Shadow House | GROTTO STUDIO

Shadow House | GROTTO STUDIO | Photographer: Jack Lovel

2025 National Architecture Awards Program

Shadow House | GROTTO STUDIO

Traditional Land Owners

Whadjuk people of the Nyoongar nation

Year
2025
Chapter

Western Australia

Category
EmAGN Project Award
Residential Architecture – Houses (Alterations and Additions)
Builder
Owner builder
Photographer
Jack Lovel
Media summary

Shadow House is an exploration of scale, light, and connection, transforming a 120-year-old timber cottage into an expansive yet intimate inner world. The design resists the typical impulse for demolition, instead integrating a carefully calibrated addition that enhances spatial depth and engagement with the surrounding landscape.

Internally, spaces unfold through a series of layered thresholds, framed openings, and deep courtyards, creating a seamless flow between sheltered interiors and the vast Perth sky. The new form, wrapped in charred recycled jarrah, sits in contrast to the original dwelling, reinforcing the dialogue between past and present.

Volumes are sculpted to harness shifting light, while the interplay of compression and release amplifies a sense of immersion. Shadow House is a place of refuge and expansion, where architecture mediates between the domestic and the elemental, grounding its inhabitants while opening them to the landscape beyond.

National Awards Received
National Architecture Awards Shortlist
2025
Western Australia Architecture Awards Accolades
THE PETER OVERMAN AWARD FOR RESIDENTIAL ARCHITECTURE – HOUSES (ALTERATIONS AND ADDITIONS)
2025
Western Australia Architecture Awards
The Peter Overman Award For Residential Architecture – Houses (Alterations And Additions)
Western Australia Jury Citation

Shadow House by Grotto Studio is an ambitious first project by an Emerging West Australian Architect. Often the first built work is laden with the residue of one’s university architectural theorems and is cross-pollinated with newly stated ambitions for the future of one’s own practice and the expectations that brings. Here we see the even rarer occurrence of a young Architect exhibiting exceptional project poise and finesse that belies his level of experience in what can be a testing professional environment.

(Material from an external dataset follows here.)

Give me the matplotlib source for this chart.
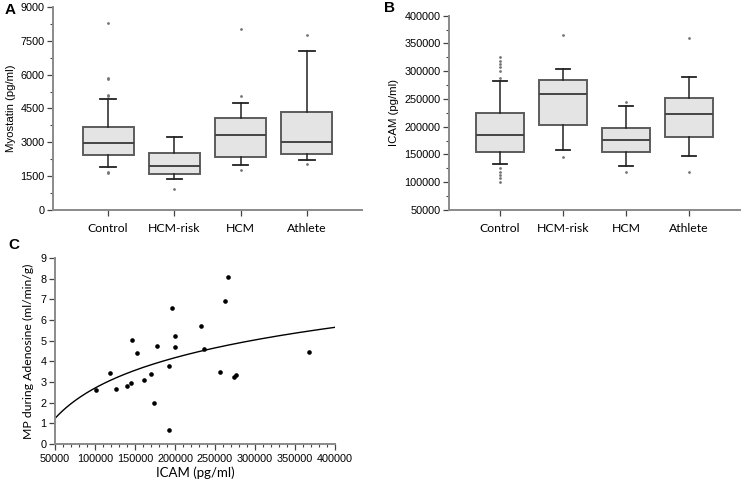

The first formal moves and site planning illustrate what can be achieved within a modest budget and footprint. Here the existing timber cottage is given a new life and formal respect, not by dominating its formal qualities, but instead giving reverence to its history. Carefully orchestrated inserted pavilions and courtyards sit back on the site like a well-trusted friend. Leaving the existing 120 year old cottage to embrace its neighbourhood with a newly refreshed endemic West Australian native garden. The old given new heels and a refreshed conversation with its neighbours.

This house has now had two owners and the incumbent speaks just as highly of the design as the former who laboured over the details and building process. There is a distinct element of love in this project, one where the elements of our unique environment are enhanced and celebrated in a rich palette of simple local materials.

It’s evident throughout the spatial journey of this house that the well thought through craft and detail only heightens the stated ambitions of the project. It’s modest in execution but rich in pragmatic responses to lifestyle and the need for shelter. The black veil of the addition and its transitional spaces only serve to strengthen the whole experience and the house is a wonderful expression of architecture done extremely well.

Shadow House has transformed the way we live, creating a home that feels both deeply connected and wonderfully private. The design respects the history and materials of our original weatherboard cottage while introducing new spaces that feel expansive yet intimate. Carefully framed openings draw in natural light and views of the landscape, creating a constant connection to the outdoors and the ever-changing Perth sky.

The house is both practical and poetic, balancing warmth, texture, and refined simplicity. It has become a space that invites slow living, reflection, and engagement with our surroundings—an inspiring and enduring place to call home.